The listing below must be repeated word for word, with its images excluded.

------ Given information

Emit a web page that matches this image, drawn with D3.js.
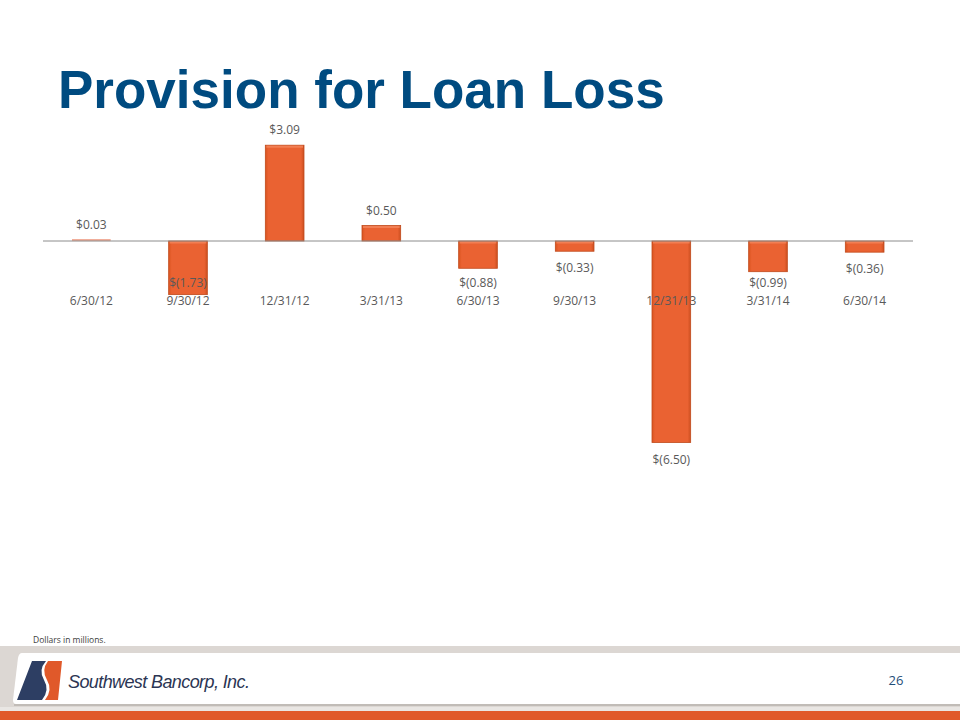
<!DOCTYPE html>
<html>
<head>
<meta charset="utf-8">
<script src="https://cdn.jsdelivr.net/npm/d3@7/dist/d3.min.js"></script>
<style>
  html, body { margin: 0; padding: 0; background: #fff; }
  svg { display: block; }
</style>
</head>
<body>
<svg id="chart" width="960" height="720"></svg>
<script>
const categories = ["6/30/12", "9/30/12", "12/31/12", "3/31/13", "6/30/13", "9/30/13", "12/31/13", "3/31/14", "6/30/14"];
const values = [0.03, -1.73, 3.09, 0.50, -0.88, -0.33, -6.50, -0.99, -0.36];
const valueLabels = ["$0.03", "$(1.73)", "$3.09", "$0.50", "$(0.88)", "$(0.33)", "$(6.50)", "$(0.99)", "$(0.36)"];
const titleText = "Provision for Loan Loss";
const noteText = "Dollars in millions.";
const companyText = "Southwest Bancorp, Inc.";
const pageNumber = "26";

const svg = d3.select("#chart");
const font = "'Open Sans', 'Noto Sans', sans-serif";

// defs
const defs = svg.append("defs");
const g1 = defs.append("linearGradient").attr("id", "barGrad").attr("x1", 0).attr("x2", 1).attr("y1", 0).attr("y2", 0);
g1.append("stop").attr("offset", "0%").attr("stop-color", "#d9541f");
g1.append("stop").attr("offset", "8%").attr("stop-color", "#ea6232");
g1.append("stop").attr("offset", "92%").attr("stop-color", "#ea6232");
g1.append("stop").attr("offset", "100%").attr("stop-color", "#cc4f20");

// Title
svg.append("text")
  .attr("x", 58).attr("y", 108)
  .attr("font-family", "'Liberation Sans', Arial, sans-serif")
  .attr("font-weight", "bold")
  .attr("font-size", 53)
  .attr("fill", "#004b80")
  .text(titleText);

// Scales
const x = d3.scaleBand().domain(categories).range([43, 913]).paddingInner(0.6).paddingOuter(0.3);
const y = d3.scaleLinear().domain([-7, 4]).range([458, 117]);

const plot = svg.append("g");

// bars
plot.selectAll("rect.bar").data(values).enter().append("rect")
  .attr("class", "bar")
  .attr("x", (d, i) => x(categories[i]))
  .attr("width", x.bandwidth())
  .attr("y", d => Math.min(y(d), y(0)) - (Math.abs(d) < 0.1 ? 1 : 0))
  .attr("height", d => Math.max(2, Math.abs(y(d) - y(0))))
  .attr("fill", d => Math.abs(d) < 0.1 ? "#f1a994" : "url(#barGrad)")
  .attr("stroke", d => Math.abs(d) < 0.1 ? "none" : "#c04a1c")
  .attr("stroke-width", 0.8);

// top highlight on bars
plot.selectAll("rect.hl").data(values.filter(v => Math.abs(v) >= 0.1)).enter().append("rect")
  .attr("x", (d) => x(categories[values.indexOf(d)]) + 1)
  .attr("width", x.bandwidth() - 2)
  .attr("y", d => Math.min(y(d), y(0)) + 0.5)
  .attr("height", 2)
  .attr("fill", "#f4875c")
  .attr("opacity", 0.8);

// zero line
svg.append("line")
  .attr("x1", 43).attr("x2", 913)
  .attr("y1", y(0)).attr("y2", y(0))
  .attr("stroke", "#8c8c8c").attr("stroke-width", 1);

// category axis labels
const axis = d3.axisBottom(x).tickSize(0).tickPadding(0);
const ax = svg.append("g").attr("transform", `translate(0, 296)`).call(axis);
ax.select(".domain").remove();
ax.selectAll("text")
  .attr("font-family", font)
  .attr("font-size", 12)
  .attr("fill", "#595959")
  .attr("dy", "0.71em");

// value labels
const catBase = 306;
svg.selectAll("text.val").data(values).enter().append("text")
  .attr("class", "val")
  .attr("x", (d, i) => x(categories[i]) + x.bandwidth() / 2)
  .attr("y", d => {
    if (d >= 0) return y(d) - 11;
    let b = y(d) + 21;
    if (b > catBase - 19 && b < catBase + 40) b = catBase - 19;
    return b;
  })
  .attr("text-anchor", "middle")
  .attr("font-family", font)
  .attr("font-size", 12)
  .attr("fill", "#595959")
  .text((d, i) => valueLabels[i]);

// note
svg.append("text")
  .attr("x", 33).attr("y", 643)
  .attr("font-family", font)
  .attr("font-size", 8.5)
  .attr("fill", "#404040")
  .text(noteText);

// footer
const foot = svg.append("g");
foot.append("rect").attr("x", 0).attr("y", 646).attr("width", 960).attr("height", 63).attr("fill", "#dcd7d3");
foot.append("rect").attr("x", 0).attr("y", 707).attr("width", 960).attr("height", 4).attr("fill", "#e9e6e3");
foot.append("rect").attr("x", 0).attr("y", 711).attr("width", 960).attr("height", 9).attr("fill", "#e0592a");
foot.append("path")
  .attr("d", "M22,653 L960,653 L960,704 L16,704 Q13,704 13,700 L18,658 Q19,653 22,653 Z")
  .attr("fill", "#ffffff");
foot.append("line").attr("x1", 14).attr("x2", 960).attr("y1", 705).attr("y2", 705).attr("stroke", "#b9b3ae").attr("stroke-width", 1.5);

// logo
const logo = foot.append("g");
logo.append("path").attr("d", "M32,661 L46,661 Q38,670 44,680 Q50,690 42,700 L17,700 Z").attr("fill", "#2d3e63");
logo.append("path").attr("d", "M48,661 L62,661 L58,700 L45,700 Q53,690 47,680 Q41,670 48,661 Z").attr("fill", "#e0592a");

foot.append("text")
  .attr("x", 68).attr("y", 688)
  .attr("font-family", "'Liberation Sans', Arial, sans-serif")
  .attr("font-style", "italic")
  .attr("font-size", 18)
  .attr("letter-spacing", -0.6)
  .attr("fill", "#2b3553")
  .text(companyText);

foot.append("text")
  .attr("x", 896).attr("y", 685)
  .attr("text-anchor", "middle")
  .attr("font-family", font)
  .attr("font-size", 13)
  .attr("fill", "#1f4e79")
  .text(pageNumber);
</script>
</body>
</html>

------------

Finished answer.
Emit a web page that matches this image, drawn with D3.js.
<!DOCTYPE html>
<html>
<head>
<meta charset="utf-8">
<script src="https://cdn.jsdelivr.net/npm/d3@7/dist/d3.min.js"></script>
<style>
  html, body { margin: 0; padding: 0; background: #fff; }
  svg { display: block; }
</style>
</head>
<body>
<svg id="chart" width="960" height="720"></svg>
<script>
const categories = ["6/30/12", "9/30/12", "12/31/12", "3/31/13", "6/30/13", "9/30/13", "12/31/13", "3/31/14", "6/30/14"];
const values = [0.03, -1.73, 3.09, 0.50, -0.88, -0.33, -6.50, -0.99, -0.36];
const valueLabels = ["$0.03", "$(1.73)", "$3.09", "$0.50", "$(0.88)", "$(0.33)", "$(6.50)", "$(0.99)", "$(0.36)"];
const titleText = "Provision for Loan Loss";
const noteText = "Dollars in millions.";
const companyText = "Southwest Bancorp, Inc.";
const pageNumber = "26";

const svg = d3.select("#chart");
const font = "'Open Sans', 'Noto Sans', sans-serif";

// defs
const defs = svg.append("defs");
const g1 = defs.append("linearGradient").attr("id", "barGrad").attr("x1", 0).attr("x2", 1).attr("y1", 0).attr("y2", 0);
g1.append("stop").attr("offset", "0%").attr("stop-color", "#d9541f");
g1.append("stop").attr("offset", "8%").attr("stop-color", "#ea6232");
g1.append("stop").attr("offset", "92%").attr("stop-color", "#ea6232");
g1.append("stop").attr("offset", "100%").attr("stop-color", "#cc4f20");

// Title
svg.append("text")
  .attr("x", 58).attr("y", 108)
  .attr("font-family", "'Liberation Sans', Arial, sans-serif")
  .attr("font-weight", "bold")
  .attr("font-size", 53)
  .attr("fill", "#004b80")
  .text(titleText);

// Scales
const x = d3.scaleBand().domain(categories).range([43, 913]).paddingInner(0.6).paddingOuter(0.3);
const y = d3.scaleLinear().domain([-7, 4]).range([458, 117]);

const plot = svg.append("g");

// bars
plot.selectAll("rect.bar").data(values).enter().append("rect")
  .attr("class", "bar")
  .attr("x", (d, i) => x(categories[i]))
  .attr("width", x.bandwidth())
  .attr("y", d => Math.min(y(d), y(0)) - (Math.abs(d) < 0.1 ? 1 : 0))
  .attr("height", d => Math.max(2, Math.abs(y(d) - y(0))))
  .attr("fill", d => Math.abs(d) < 0.1 ? "#f1a994" : "url(#barGrad)")
  .attr("stroke", d => Math.abs(d) < 0.1 ? "none" : "#c04a1c")
  .attr("stroke-width", 0.8);

// top highlight on bars
plot.selectAll("rect.hl").data(values.filter(v => Math.abs(v) >= 0.1)).enter().append("rect")
  .attr("x", (d) => x(categories[values.indexOf(d)]) + 1)
  .attr("width", x.bandwidth() - 2)
  .attr("y", d => Math.min(y(d), y(0)) + 0.5)
  .attr("height", 2)
  .attr("fill", "#f4875c")
  .attr("opacity", 0.8);

// zero line
svg.append("line")
  .attr("x1", 43).attr("x2", 913)
  .attr("y1", y(0)).attr("y2", y(0))
  .attr("stroke", "#8c8c8c").attr("stroke-width", 1);

// category axis labels
const axis = d3.axisBottom(x).tickSize(0).tickPadding(0);
const ax = svg.append("g").attr("transform", `translate(0, 296)`).call(axis);
ax.select(".domain").remove();
ax.selectAll("text")
  .attr("font-family", font)
  .attr("font-size", 12)
  .attr("fill", "#595959")
  .attr("dy", "0.71em");

// value labels
const catBase = 306;
svg.selectAll("text.val").data(values).enter().append("text")
  .attr("class", "val")
  .attr("x", (d, i) => x(categories[i]) + x.bandwidth() / 2)
  .attr("y", d => {
    if (d >= 0) return y(d) - 11;
    let b = y(d) + 21;
    if (b > catBase - 19 && b < catBase + 40) b = catBase - 19;
    return b;
  })
  .attr("text-anchor", "middle")
  .attr("font-family", font)
  .attr("font-size", 12)
  .attr("fill", "#595959")
  .text((d, i) => valueLabels[i]);

// note
svg.append("text")
  .attr("x", 33).attr("y", 643)
  .attr("font-family", font)
  .attr("font-size", 8.5)
  .attr("fill", "#404040")
  .text(noteText);

// footer
const foot = svg.append("g");
foot.append("rect").attr("x", 0).attr("y", 646).attr("width", 960).attr("height", 63).attr("fill", "#dcd7d3");
foot.append("rect").attr("x", 0).attr("y", 707).attr("width", 960).attr("height", 4).attr("fill", "#e9e6e3");
foot.append("rect").attr("x", 0).attr("y", 711).attr("width", 960).attr("height", 9).attr("fill", "#e0592a");
foot.append("path")
  .attr("d", "M22,653 L960,653 L960,704 L16,704 Q13,704 13,700 L18,658 Q19,653 22,653 Z")
  .attr("fill", "#ffffff");
foot.append("line").attr("x1", 14).attr("x2", 960).attr("y1", 705).attr("y2", 705).attr("stroke", "#b9b3ae").attr("stroke-width", 1.5);

// logo
const logo = foot.append("g");
logo.append("path").attr("d", "M32,661 L46,661 Q38,670 44,680 Q50,690 42,700 L17,700 Z").attr("fill", "#2d3e63");
logo.append("path").attr("d", "M48,661 L62,661 L58,700 L45,700 Q53,690 47,680 Q41,670 48,661 Z").attr("fill", "#e0592a");

foot.append("text")
  .attr("x", 68).attr("y", 688)
  .attr("font-family", "'Liberation Sans', Arial, sans-serif")
  .attr("font-style", "italic")
  .attr("font-size", 18)
  .attr("letter-spacing", -0.6)
  .attr("fill", "#2b3553")
  .text(companyText);

foot.append("text")
  .attr("x", 896).attr("y", 685)
  .attr("text-anchor", "middle")
  .attr("font-family", font)
  .attr("font-size", 13)
  .attr("fill", "#1f4e79")
  .text(pageNumber);
</script>
</body>
</html>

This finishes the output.